What is asked
Pictures stay out of the copy. Please reproduce only the lines between the one holding "Clone this chart in matplotlib." and the one holding "import matplotlib.pyplot as plt", inclusive.

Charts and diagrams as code
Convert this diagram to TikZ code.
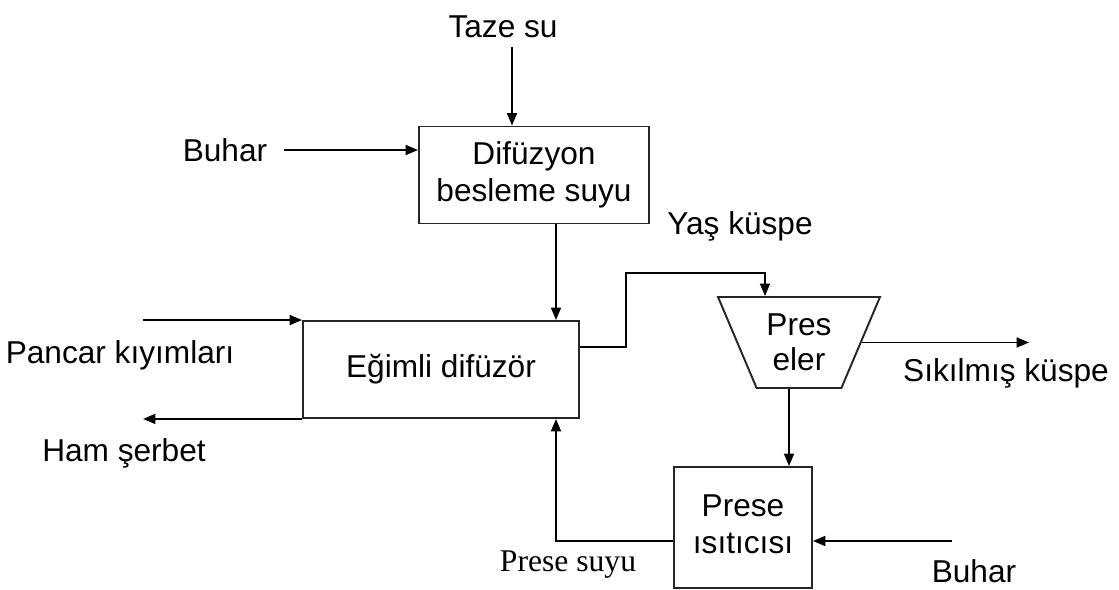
\documentclass[tikz,border=0pt]{standalone}
\usepackage{fontspec}
\setmainfont{Liberation Sans}
\newfontfamily\serifsu{Liberation Serif}
\usepackage{tikz}
\usetikzlibrary{shapes.geometric, arrows.meta, positioning, calc}
\tikzset{
  box/.style={rectangle, draw=black!85, line width=1.1pt, align=center,
    inner sep=0pt, font=\fontsize{18}{21}\selectfont},
  presbox/.style={trapezium, draw=black!85, line width=1.1pt, align=center,
    shape border rotate=180, trapezium angle=56, trapezium stretches body,
    minimum height=1.82cm, minimum width=3.24cm, inner sep=0pt,
    font=\fontsize{18}{20}\selectfont},
  lbl/.style={inner sep=0pt, font=\fontsize{18}{21}\selectfont},
  arrow/.style={-{Triangle[length=0.25cm, width=0.2cm]}, line width=1.1pt},
  line/.style={line width=1.1pt}
}

\begin{document}
\begin{tikzpicture}[x=0.02cm, y=-0.02cm]
  \useasboundingbox (0,0) rectangle (1119,590);

  % Process units
  \node[box, minimum width=4.6cm, minimum height=1.94cm] (difu) at (534,175) {Difüzyon\\besleme suyu};
  \node[box, minimum width=5.52cm, minimum height=1.94cm] (egim) at (441,369.5) {\raisebox{-0.1cm}{Eğimli difüzör}};
  \node[presbox] (pres) at (799,342.5) {Pres\\eler};
  \node[box, minimum width=2.76cm, minimum height=2.42cm] (isit) at (743,527.5)
    {\raisebox{0.17cm}{\begin{tabular}{@{}c@{}}Prese\\ısıtıcısı\end{tabular}}};

  % Stream labels
  \node[lbl] (taze) at (503,27) {Taze su};
  \node[lbl] (buhar1) at (225,150) {Buhar};
  \node[lbl] (pancar) at (120,355) {Pancar kıyımları};
  \node[lbl] (ham) at (124,453) {Ham şerbet};
  \node[lbl] (yas) at (740,226) {Yaş küspe};
  \node[lbl] (sikil) at (1006,373) {Sıkılmış küspe};
  \node[lbl] (buhar2) at (974,571) {Buhar};
  \node[lbl, font=\serifsu\fontsize{18}{21}\selectfont] (suyu) at (568,565) {Prese suyu};

  % Free ends of the streams
  \coordinate (tazeA) at (512,47);
  \coordinate (pancarA) at (143,322);
  \coordinate (hamA) at (143,418);
  \coordinate (yasA) at (626,273);
  \coordinate (sikA) at (1029,346);
  \coordinate (buhar2A) at (952,541);

  % Streams
  \draw[arrow] (tazeA) -- (tazeA |- difu.north);
  \draw[arrow] ([xshift=0.32cm]buhar1.east) -- (buhar1.east -| difu.west);
  \draw[arrow] ([xshift=0.44cm]difu.south) -- ([xshift=0.44cm]difu.south |- egim.north);
  \draw[arrow] (pancarA |- egim.north west) -- (egim.north west);
  \draw[arrow] (egim.south west) -- (hamA |- egim.south west);
  \draw[arrow] ([yshift=0.45cm]egim.east) -| (yasA) -| ([xshift=-0.68cm]pres.north);
  \draw[arrow] (pres.east) -- (sikA |- pres.east);
  \draw[arrow] ([xshift=-0.2cm]pres.south) -- ([xshift=-0.2cm]pres.south |- isit.north);
  \draw[arrow] (buhar2A) -- (buhar2A -| isit.east);
  \draw[arrow] ([yshift=-0.27cm]isit.west) -| ([xshift=2.3cm]egim.south);
\end{tikzpicture}
\end{document}
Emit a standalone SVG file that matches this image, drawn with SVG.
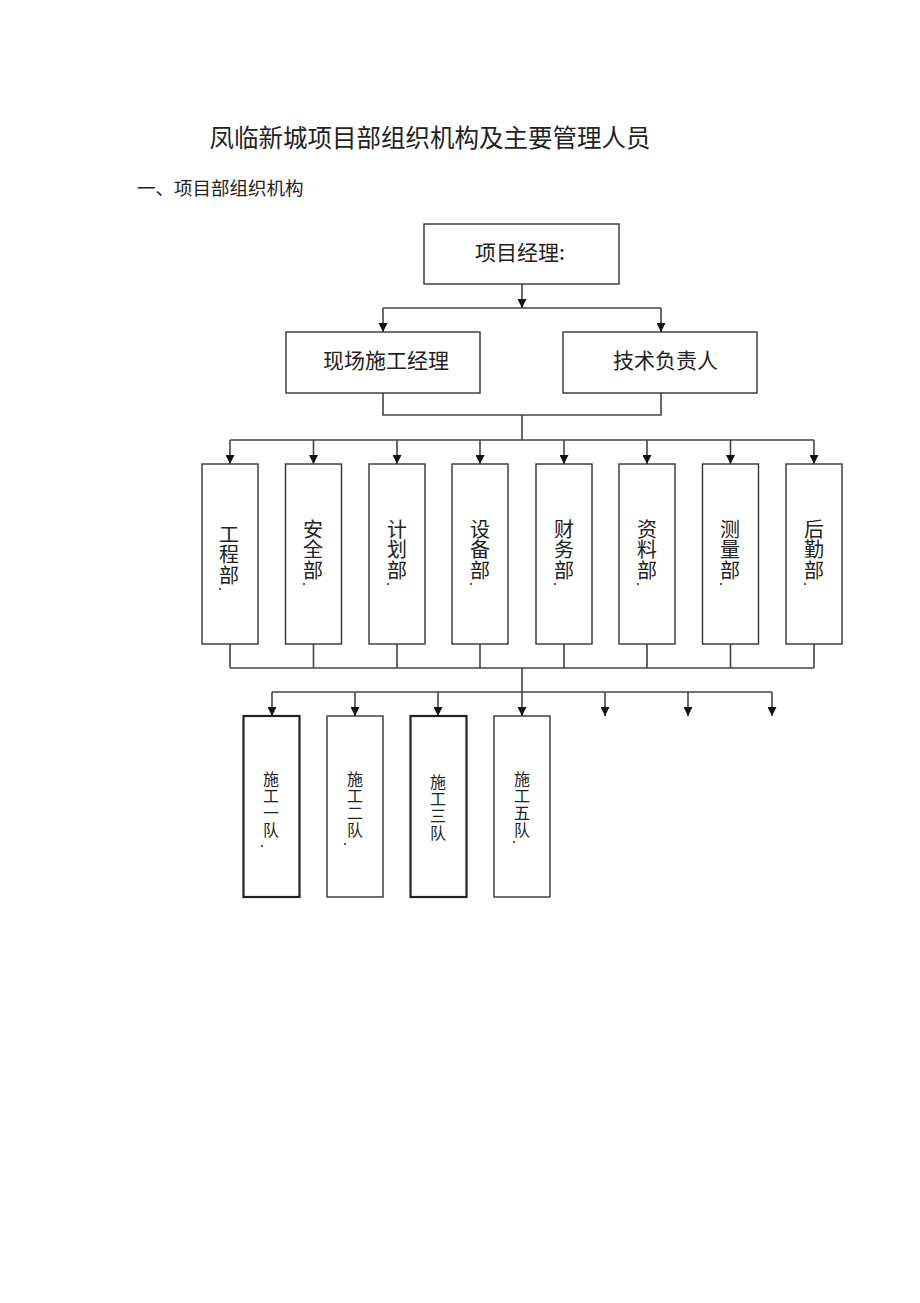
<svg xmlns="http://www.w3.org/2000/svg" width="920" height="1303" viewBox="0 0 920 1303">
<style>
text{font-family:"Noto Sans CJK SC","Noto Sans CJK TC",sans-serif;fill:#222}
.box{fill:#fff;stroke:#333;stroke-width:1.4}
.thick{stroke-width:2.2;stroke:#222}
.ln{fill:none;stroke:#444;stroke-width:1.6}
.arr{marker-end:url(#ah)}
.h2{font-size:21px}
.dep{font-size:20px;writing-mode:vertical-rl;letter-spacing:0.5px}
.team{font-size:16px;writing-mode:vertical-rl;letter-spacing:1px}
.dot{fill:#222}
</style>
<defs>
<marker id="ah" viewBox="0 0 10 10" refX="10" refY="5" markerWidth="10" markerHeight="9" markerUnits="userSpaceOnUse" orient="auto">
<path d="M0,0 L10,5 L0,10 z" fill="#111"/>
</marker>
</defs>
<rect width="920" height="1303" fill="#fff"/>
<text x="430" y="147" font-size="24.5" text-anchor="middle">凤临新城项目部组织机构及主要管理人员</text>
<text x="137" y="195" font-size="18.5">一、项目部组织机构</text>

<g id="connectors">
<path class="ln arr" d="M522,284 V308"/>
<path class="ln" d="M383,308 H661"/>
<path class="ln arr" d="M383,308 V332"/>
<path class="ln arr" d="M661,308 V332"/>
<path class="ln" d="M383,393 V415 H661 V393"/>
<path class="ln" d="M522,415 V440"/>
<path class="ln" d="M230,440 H814"/>
<path class="ln arr" d="M230,440 V464"/>
<path class="ln arr" d="M313.5,440 V464"/>
<path class="ln arr" d="M397,440 V464"/>
<path class="ln arr" d="M480,440 V464"/>
<path class="ln arr" d="M564,440 V464"/>
<path class="ln arr" d="M647,440 V464"/>
<path class="ln arr" d="M730.5,440 V464"/>
<path class="ln arr" d="M814,440 V464"/>
<path class="ln" d="M230,644 V668 M313.5,644 V668 M397,644 V668 M480,644 V668 M564,644 V668 M647,644 V668 M730.5,644 V668 M814,644 V668"/>
<path class="ln" d="M230,668 H814"/>
<path class="ln arr" d="M522,668 V716"/>
<path class="ln" d="M272,692 H772"/>
<path class="ln arr" d="M272,692 V716"/>
<path class="ln arr" d="M355,692 V716"/>
<path class="ln arr" d="M438,692 V716"/>
<path class="ln arr" d="M605,692 V716"/>
<path class="ln arr" d="M688,692 V716"/>
<path class="ln arr" d="M772,692 V716"/>
</g>

<g id="pm"><rect class="box" x="424" y="224" width="195" height="60"/><text class="h2" x="475" y="260">项目经理:</text></g>
<g id="site-mgr"><rect class="box" x="286" y="332" width="194" height="61"/><text class="h2" x="323" y="368">现场施工经理</text></g>
<g id="tech-lead"><rect class="box" x="563" y="332" width="194" height="61"/><text class="h2" x="613" y="368">技术负责人</text></g>

<g id="dept-eng"><rect class="box" x="202" y="464" width="56" height="180"/><text class="dep" x="229" y="524">工程部</text><circle class="dot" cx="220" cy="589" r="1"/></g>
<g id="dept-safety"><rect class="box" x="285.5" y="464" width="56" height="180"/><text class="dep" x="313" y="519">安全部</text><circle class="dot" cx="304" cy="584" r="1"/></g>
<g id="dept-plan"><rect class="box" x="369" y="464" width="56" height="180"/><text class="dep" x="397" y="519">计划部</text><circle class="dot" cx="388" cy="584" r="1"/></g>
<g id="dept-equip"><rect class="box" x="452" y="464" width="56" height="180"/><text class="dep" x="480" y="519">设备部</text><circle class="dot" cx="471" cy="584" r="1"/></g>
<g id="dept-fin"><rect class="box" x="536" y="464" width="56" height="180"/><text class="dep" x="564" y="519">财务部</text><circle class="dot" cx="555" cy="584" r="1"/></g>
<g id="dept-doc"><rect class="box" x="619" y="464" width="56" height="180"/><text class="dep" x="647" y="519">资料部</text><circle class="dot" cx="638" cy="584" r="1"/></g>
<g id="dept-survey"><rect class="box" x="702.5" y="464" width="56" height="180"/><text class="dep" x="730" y="519">测量部</text><circle class="dot" cx="721" cy="584" r="1"/></g>
<g id="dept-logi"><rect class="box" x="786" y="464" width="56" height="180"/><text class="dep" x="814" y="519">后勤部</text><circle class="dot" cx="805" cy="584" r="1"/></g>

<g id="team1"><rect class="box thick" x="243.5" y="716" width="56" height="181"/><text class="team" x="271" y="771">施工一队</text><circle class="dot" cx="262" cy="846" r="1"/></g>
<g id="team2"><rect class="box" x="327" y="716" width="56" height="181"/><text class="team" x="355" y="771">施工二队</text><circle class="dot" cx="345" cy="844" r="1"/></g>
<g id="team3"><rect class="box thick" x="410.5" y="716" width="56" height="181"/><text class="team" x="438" y="774">施工三队</text></g>
<g id="team5"><rect class="box" x="494" y="716" width="56" height="181"/><text class="team" x="522" y="771">施工五队</text><circle class="dot" cx="514" cy="842" r="1"/></g>
</svg>
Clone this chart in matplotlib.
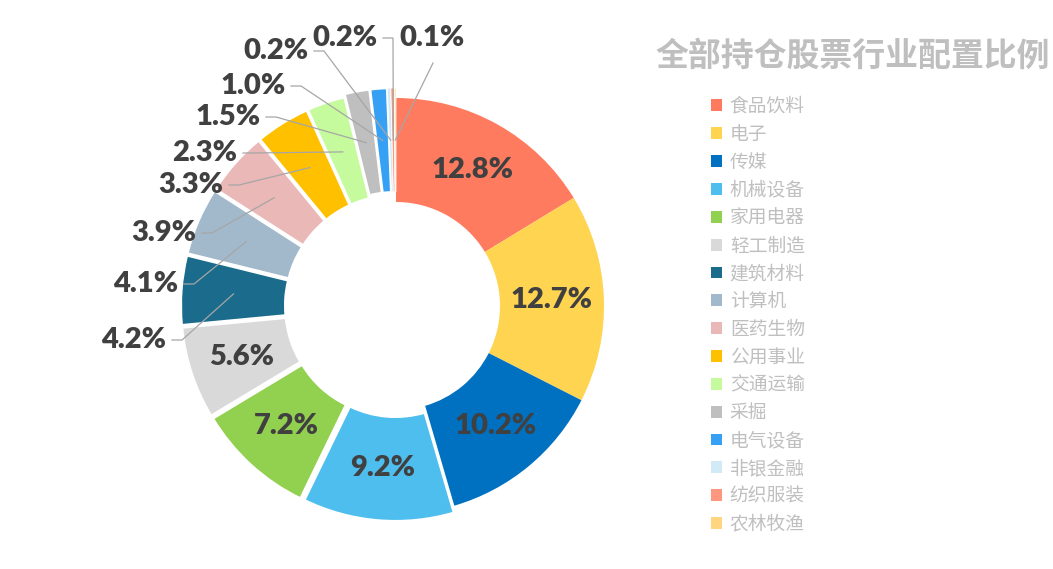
import math
import matplotlib
matplotlib.use("Agg")
import matplotlib.pyplot as plt

categories = ["食品饮料", "电子", "传媒", "机械设备", "家用电器", "轻工制造", "建筑材料", "计算机",
              "医药生物", "公用事业", "交通运输", "采掘", "电气设备", "非银金融", "纺织服装", "农林牧渔"]
values = [12.8, 12.7, 10.2, 9.2, 7.2, 5.6, 4.2, 4.1, 3.9, 3.3, 2.3, 1.5, 1.0, 0.2, 0.2, 0.1]
colors = ["#FF7B5F", "#FFD450", "#0070C0", "#4DBEEE", "#92D050", "#D9D9D9", "#1B6C8C", "#A2B9CC",
          "#EAB8B7", "#FFC000", "#C5FB9D", "#BFBFBF", "#35A0F4", "#D2EAF5", "#FF9680", "#FFD580"]
title = "全部持仓股票行业配置比例"

W, H = 1053, 569
fig = plt.figure(figsize=(W / 100, H / 100), dpi=100)
ax = fig.add_axes([0, 0, 1, 1])

cx, cy = 396, H - 306
R = 208
ring = 104
explode = [0, 0, 0] + [7] * 8 + [10] * 5

wedges, _ = ax.pie(values, colors=colors, startangle=90, counterclock=False,
                   radius=R, center=(cx, cy), explode=explode,
                   wedgeprops=dict(width=ring, edgecolor="white", linewidth=1.5))
ax.set_xlim(0, W)
ax.set_ylim(0, H)
ax.set_aspect("equal")
ax.axis("off")

for i, w in enumerate(wedges):
    if i < 3:
        w.set_linewidth(0)
    elif values[i] < 0.5:
        w.set_linewidth(0.6)

num_font = dict(family="Lato", fontweight="heavy", color="#404040", fontsize=21)
rmid = R - ring / 2

inside = 6  # first six labels placed inside
# outside label positions (pixel coords of label text centre), layout only
outside_pos = [(134, 340), (146, 284), (164, 233), (191, 185), (205, 153), (228, 117),
               (253, 86), (276, 51), (345, 38), (432, 38)]

for i, (w, v) in enumerate(zip(wedges, values)):
    th = math.radians((w.theta1 + w.theta2) / 2)
    wx, wy = w.center
    ax_ = wx + rmid * math.cos(th)
    ay_ = wy + rmid * math.sin(th)
    label = f"{v:.1f}%"
    if i < inside:
        ax.text(ax_, ay_, label, ha="center", va="center", **num_font)
    else:
        tx, ty = outside_pos[i - inside]
        ty = H - ty
        ax.text(tx, ty, label, ha="center", va="center", **num_font)
        # leader line
        if tx < cx - 40:
            sx = tx + 38
            ax.plot([sx, sx + 10, ax_], [ty, ty, ay_], color="#A6A6A6", lw=0.9,
                    solid_joinstyle="miter")
        elif tx < cx:
            sx = tx + 39
            ax.plot([sx, sx + 5, ax_], [ty + 1, ty + 1, ay_], color="#A6A6A6", lw=0.9)
        else:
            sx = tx + 1
            ax.plot([sx, ax_], [ty - 25, ay_], color="#A6A6A6", lw=0.9)

fig.text(853 / W, 1 - 56 / H, title, ha="center", va="center", fontsize=23.7,
         fontweight="bold", color="#BFBFBF", family=["Noto Sans CJK SC", "DejaVu Sans"])

leg = fig.legend(wedges, categories, loc="upper left", bbox_to_anchor=(711 / W, 1 - 96 / H),
                 frameon=False, handlelength=0.6, handleheight=0.6, handletextpad=0.4,
                 labelspacing=0.365, borderaxespad=0, borderpad=0,
                 prop=dict(family=["Noto Sans CJK SC", "DejaVu Sans"], size=13.5))
for t in leg.get_texts():
    t.set_color("#BFBFBF")
for h in leg.legend_handles:
    h.set_linewidth(0)

fig.savefig("out.png", dpi=100)
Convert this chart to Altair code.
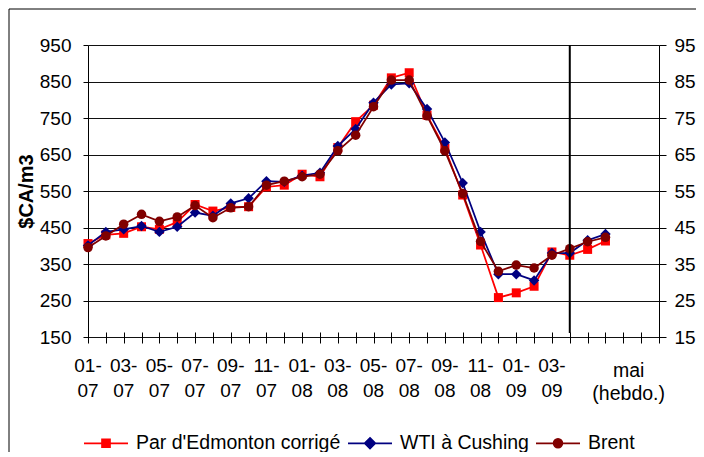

Reply to the task
Clone this chart in matplotlib.
import math
import matplotlib
matplotlib.use("Agg")
import matplotlib.pyplot as plt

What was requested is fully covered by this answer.